#### Exercise description:
From the very first line of the data to the line containing "from bokeh.core.properties import value", retype everything exactly, leaving the pictures behind.

#### Data lines:
## start
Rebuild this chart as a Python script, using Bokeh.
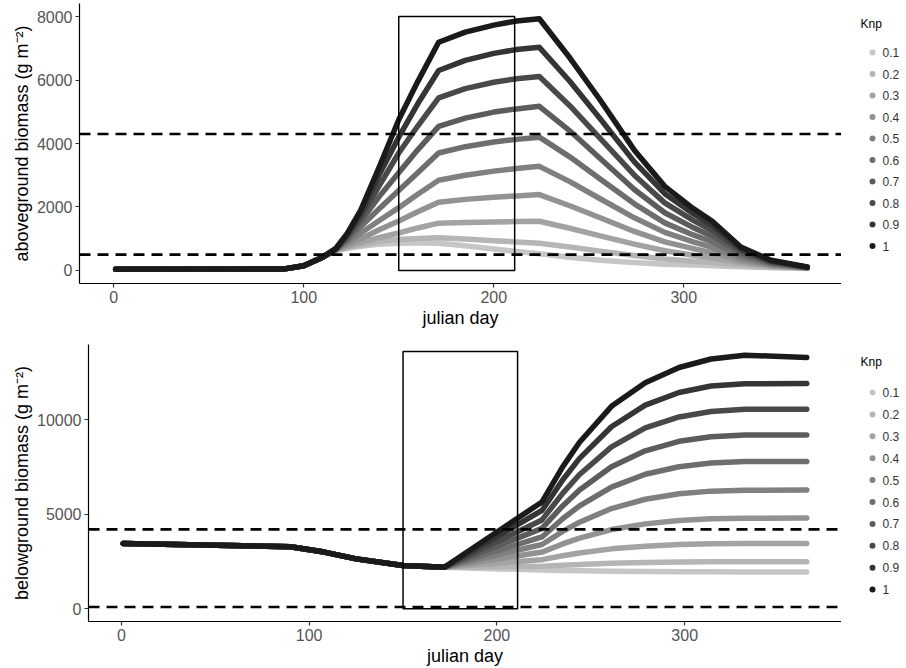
from bokeh.plotting import figure
from bokeh.models import Range1d, FixedTicker
from bokeh.layouts import row, column
from bokeh.embed import file_html
from bokeh.resources import INLINE
from bokeh.core.properties import value

# ---------------- data ----------------
knp_labels = ["0.1", "0.2", "0.3", "0.4", "0.5", "0.6", "0.7", "0.8", "0.9", "1"]
grays = ["#C6C6C6", "#B5B5B5", "#A3A3A3", "#929292", "#808080",
         "#6E6E6E", "#5C5C5C", "#494949", "#353535", "#1A1A1A"]

top_days = [1, 90, 100, 110, 117, 123, 130, 140, 150, 160, 171, 185, 200, 212, 224,
            240, 256, 274, 290, 305, 315, 330, 346, 365]
above_k01 = [40, 50, 150, 420, 620, 700, 760, 830, 860, 870, 860, 780, 680, 600, 530,
             420, 320, 250, 200, 170, 150, 120, 90, 65]
above_k02 = [40, 50, 150, 420, 640, 720, 800, 920, 980, 1010, 1030, 990, 940, 900, 860,
             740, 610, 470, 360, 290, 250, 170, 110, 70]
above_k03 = [40, 50, 150, 420, 650, 760, 880, 1040, 1180, 1340, 1490, 1510, 1530, 1540, 1550,
             1330, 1090, 830, 620, 480, 400, 240, 140, 75]
above_k04 = [40, 50, 150, 420, 650, 810, 1000, 1290, 1560, 1850, 2150, 2240, 2310, 2350, 2390,
             2040, 1660, 1230, 900, 690, 560, 310, 160, 80]
above_k05 = [40, 50, 150, 420, 650, 880, 1180, 1580, 1980, 2400, 2840, 3000, 3130, 3210, 3280,
             2800, 2260, 1660, 1200, 900, 730, 390, 190, 85]
above_k06 = [40, 50, 150, 420, 660, 960, 1380, 1960, 2520, 3080, 3700, 3900, 4050, 4130, 4200,
             3580, 2880, 2100, 1500, 1120, 900, 470, 220, 90]
above_k07 = [40, 50, 150, 420, 670, 1030, 1550, 2350, 3080, 3800, 4540, 4800, 4990, 5090, 5170,
             4400, 3530, 2550, 1820, 1350, 1080, 560, 250, 95]
above_k08 = [40, 50, 150, 420, 680, 1090, 1680, 2700, 3700, 4550, 5440, 5730, 5930, 6040, 6110,
             5190, 4160, 3000, 2130, 1580, 1260, 630, 280, 100]
above_k09 = [40, 50, 150, 420, 690, 1140, 1800, 3050, 4200, 5250, 6300, 6620, 6840, 6960, 7030,
             5960, 4780, 3420, 2420, 1790, 1420, 690, 300, 105]
above_k10 = [40, 50, 150, 420, 700, 1180, 1900, 3300, 4750, 5950, 7190, 7510, 7730, 7860, 7930,
             6700, 5370, 3790, 2650, 1950, 1550, 740, 320, 110]
above_series = [above_k01, above_k02, above_k03, above_k04, above_k05,
                above_k06, above_k07, above_k08, above_k09, above_k10]

bot_days = [1, 90, 108, 125, 150, 172, 224, 235, 244, 261, 279, 297, 314, 332, 365]
below_k01 = [3450, 3280, 3000, 2640, 2290, 2200, 2050, 2030, 2010, 1990, 1970, 1960, 1955, 1950, 1950]
below_k02 = [3450, 3280, 3000, 2640, 2290, 2200, 2250, 2310, 2350, 2410, 2450, 2470, 2485, 2490, 2490]
below_k03 = [3450, 3280, 3000, 2640, 2290, 2200, 2600, 2810, 2950, 3170, 3310, 3400, 3440, 3460, 3460]
below_k04 = [3450, 3280, 3000, 2640, 2290, 2200, 3000, 3430, 3740, 4190, 4490, 4670, 4760, 4790, 4800]
below_k05 = [3450, 3280, 3000, 2640, 2290, 2200, 3400, 4090, 4580, 5300, 5790, 6080, 6220, 6270, 6280]
below_k06 = [3450, 3280, 3000, 2640, 2290, 2200, 3800, 4760, 5440, 6430, 7110, 7510, 7710, 7780, 7790]
below_k07 = [3450, 3280, 3000, 2640, 2290, 2200, 4250, 5440, 6280, 7510, 8350, 8850, 9090, 9180, 9190]
below_k08 = [3450, 3280, 3000, 2640, 2290, 2200, 4700, 6100, 7100, 8560, 9560, 10140, 10430, 10540, 10550]
below_k09 = [3450, 3280, 3000, 2640, 2290, 2200, 5200, 6810, 7950, 9620, 10760, 11430, 11770, 11890, 11900]
below_k10 = [3450, 3280, 3000, 2640, 2290, 2200, 5650, 7500, 8800, 10700, 11950, 12750, 13200, 13400, 13280]
below_series = [below_k01, below_k02, below_k03, below_k04, below_k05,
                below_k06, below_k07, below_k08, below_k09, below_k10]

above_hlines = [4300, 500]
below_hlines = [4200, 100]
box_days = [150, 211]
above_box_top = 8000
below_box_top = 13600

x_ticks = [0, 100, 200, 300]
above_ticks = [0, 2000, 4000, 6000, 8000]
below_ticks = [0, 5000, 10000]

FONT = "Liberation Sans"


def style(p, yticks, ylabel):
    p.xgrid.visible = False
    p.ygrid.visible = False
    p.outline_line_color = None
    p.background_fill_color = "white"
    p.border_fill_color = "white"
    p.xaxis.ticker = FixedTicker(ticks=x_ticks)
    p.yaxis.ticker = FixedTicker(ticks=yticks)
    for ax in (p.xaxis[0], p.yaxis[0]):
        ax.axis_line_color = "black"
        ax.axis_line_width = 1.2
        ax.major_tick_line_color = "#333333"
        ax.major_tick_line_width = 1.2
        ax.major_tick_out = 4
        ax.major_tick_in = 0
        ax.minor_tick_line_color = None
        ax.major_label_text_font = FONT
        ax.major_label_text_font_size = "16px"
        ax.major_label_text_color = "#555555"
        ax.axis_label_text_font = FONT
        ax.axis_label_text_font_size = "18px"
        ax.axis_label_text_font_style = "normal"
        ax.axis_label_text_color = "black"
        ax.major_label_standoff = 3
        ax.axis_label_standoff = 2
    p.xaxis.axis_label = "julian day"
    p.yaxis.axis_label = ylabel


def panel(days, series, hlines, box_top, xr, yr, ticks, ylabel, border_left, border_top, border_bottom):
    p = figure(width=841, height=334, output_backend="svg", toolbar_location=None,
               x_range=Range1d(*xr), y_range=Range1d(*yr),
               min_border_left=border_left, min_border_right=0,
               min_border_top=border_top, min_border_bottom=border_bottom)
    p.frame_align = False
    style(p, ticks, ylabel)
    for vals, col in zip(series, grays):
        p.line(days, vals, line_color=col, line_width=5.5, line_join="round", line_cap="round")
    for h in hlines:
        p.line([xr[0], xr[1]], [h, h], line_color="black", line_width=2.6, line_dash="11 7")
    p.quad(left=[box_days[0]], right=[box_days[1]], bottom=[0], top=[box_top],
           fill_color=None, line_color="black", line_width=1.5)
    return p


p1 = panel(top_days, above_series, above_hlines, above_box_top, (-18, 383), (-410, 8410), above_ticks,
           "aboveground biomass (g m\u207b\u00b2)", 79, 3, 51)
p2 = panel(bot_days, below_series, below_hlines, below_box_top, (-17.5, 383.5), (-667, 13966), below_ticks,
           "belowground biomass (g m\u207b\u00b2)", 88, 10, 47)


def legend_fig(title_y, first_y, step):
    lf = figure(width=65, height=334, output_backend="svg", toolbar_location=None,
                x_range=Range1d(0, 65), y_range=Range1d(334, 0),
                min_border=0, min_border_left=0, min_border_right=0,
                min_border_top=0, min_border_bottom=0)
    lf.frame_align = False
    lf.axis.visible = False
    lf.xgrid.visible = False
    lf.ygrid.visible = False
    lf.outline_line_color = None
    ys = [first_y + i * step for i in range(len(knp_labels))]
    lf.scatter([31] * len(ys), ys, size=6, fill_color=grays, line_color=None)
    lf.text([19], [title_y], text=["Knp"], text_font=value(FONT), text_font_size="12px",
            text_color="black", text_baseline="middle", text_align="left")
    lf.text([41] * len(ys), ys, text=knp_labels, text_font=value(FONT), text_font_size="12px",
            text_color="#333333", text_baseline="middle", text_align="left")
    return lf


l1 = legend_fig(23, 52, 21.5)
l2 = legend_fig(27, 58, 21.9)

layout = row(column(p1, p2), column(l1, l2))
open("out.html", "w").write(file_html(layout, INLINE))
## end
#### Solution to this problem:
Rebuild this chart as a Python script, using Bokeh.
from bokeh.plotting import figure
from bokeh.models import Range1d, FixedTicker
from bokeh.layouts import row, column
from bokeh.embed import file_html
from bokeh.resources import INLINE
from bokeh.core.properties import value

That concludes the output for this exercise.